В ожидании счастья (Холт) - страница 124

Неожиданно я почувствовала, что по моим щекам текут слезы.

Двери раскрыли настежь, и народ хлынул в собор. Я ощутила запах фимиама, слышала крики птиц, которых выпустили как символ мира. Прогремел салют, с громом пушек смешались звуки труб и барабанов.

Я присоединилась к королевской процессии, вышедшей из собора. Как только мы появились, раздались возгласы «Да здравствует король!»

Я писала своей матери:

«Коронация прошла с большим успехом. Все были довольны королем, а он ими. Я не могла удержаться от слез… Весьма неожиданно и приятно было хорошо быть принятыми после бунта, несмотря на все еще высокую цену на хлеб. Для французов характерно, что их можно увлечь дурными предложениями, но затем они сразу же вернутся к здравому смыслу. Когда мы слышим приветственные крики народа и видим проявления его любви, у нас появляется еще больше желания работать во имя его блага».

Мой муж пришел ко мне, когда я писала эти строчки, и я показала их ему. Он все еще немного смущался в моем присутствии, и мы оба были глубоко тронуты сценой в соборе.

— Это было прекрасно, — сказал он. — Я чувствовал себя так, как будто со мной говорил сам Бог.

Я кивнула.

— Вот о чем я написал в письме Морепа.

Оказывается, в нем говорилось о том же, что и в моем письме.

— Мы оба думаем одинаково, — сказала я. Он взял мои руки и поцеловал их, затем сказал:

— Это была прекрасная церемония, не правда ли? Глубоко трогательная. И все же ничего меня так глубоко не тронуло, как твои слезы, я увидел их, когда посмотрел на галерею.

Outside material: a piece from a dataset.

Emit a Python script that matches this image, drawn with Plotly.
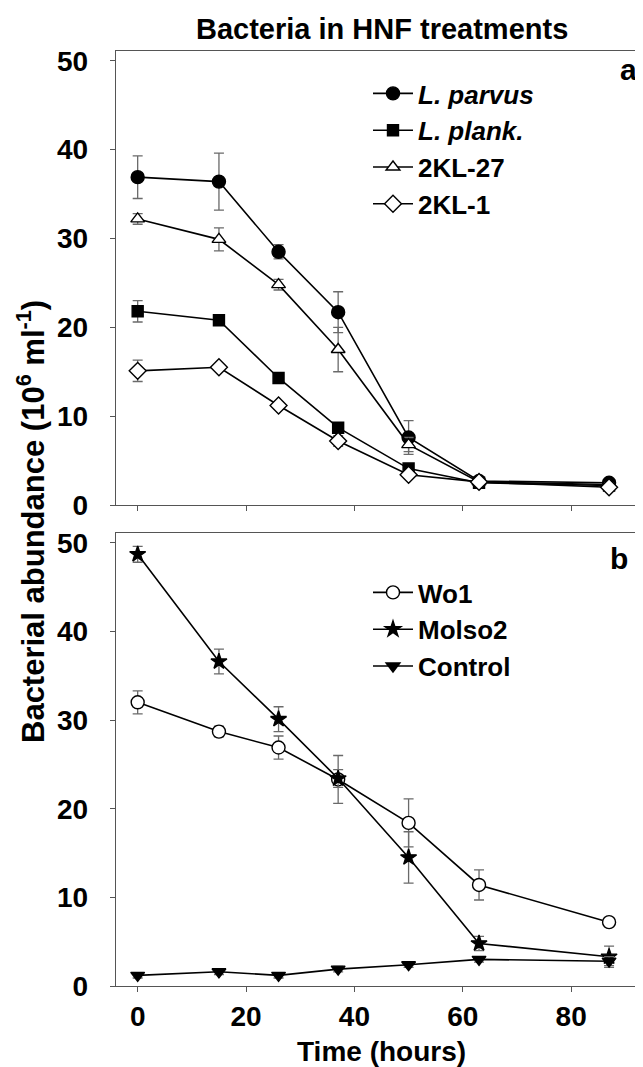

Я бросилась в его объятия.

— О, Луи, Луи… Я никогда не испытывала более трогательного момента в своей жизни.

В Реймсе Людовик совершил еще один ритуал — встречу с золотушными, другим старым обычаем, уходящим корнями к Хлодвику. Для этой церемонии больные золотухой со всей Франции прибыли в Реймс, и вот две тысячи четыреста страдальцев выстроились в ряд вдоль улицы, преклонив колени, когда мимо проходил Людовик. Это было ужасное зрелище — множество людей страдало от этой страшной болезни, погода была теплой и в воздухе стояло зловоние. Но Людовик до конца выполнил свой долг. Его глаза были полны решимости, его осанка была королевской. Как он умел держать себя в подобных случаях! Он касался лица каждого человека — от лба до подбородка, а затем щек, говоря при этом:

— Пусть Бог исцелит тебя, король касается тебя.

Две тысячи четыреста раз он произнес эти слова так, будто каждый раз произносил их по-новому. Ни один король Франции никогда не выполнял этот священный долг с большей искренностью, и бедные больные люди смотрели на него с чувством обожания. Я гордилась им — не только как королева Франции, но и как жена такого человека. Он не проявил никаких признаков усталости при исполнении долга, а граф Прованский и Артуа выполнили свою роль — подали сначала уксус для дезинфекции его рук, а затем душистой воды из цветов апельсинового дерева, чтобы король мог вымыть их.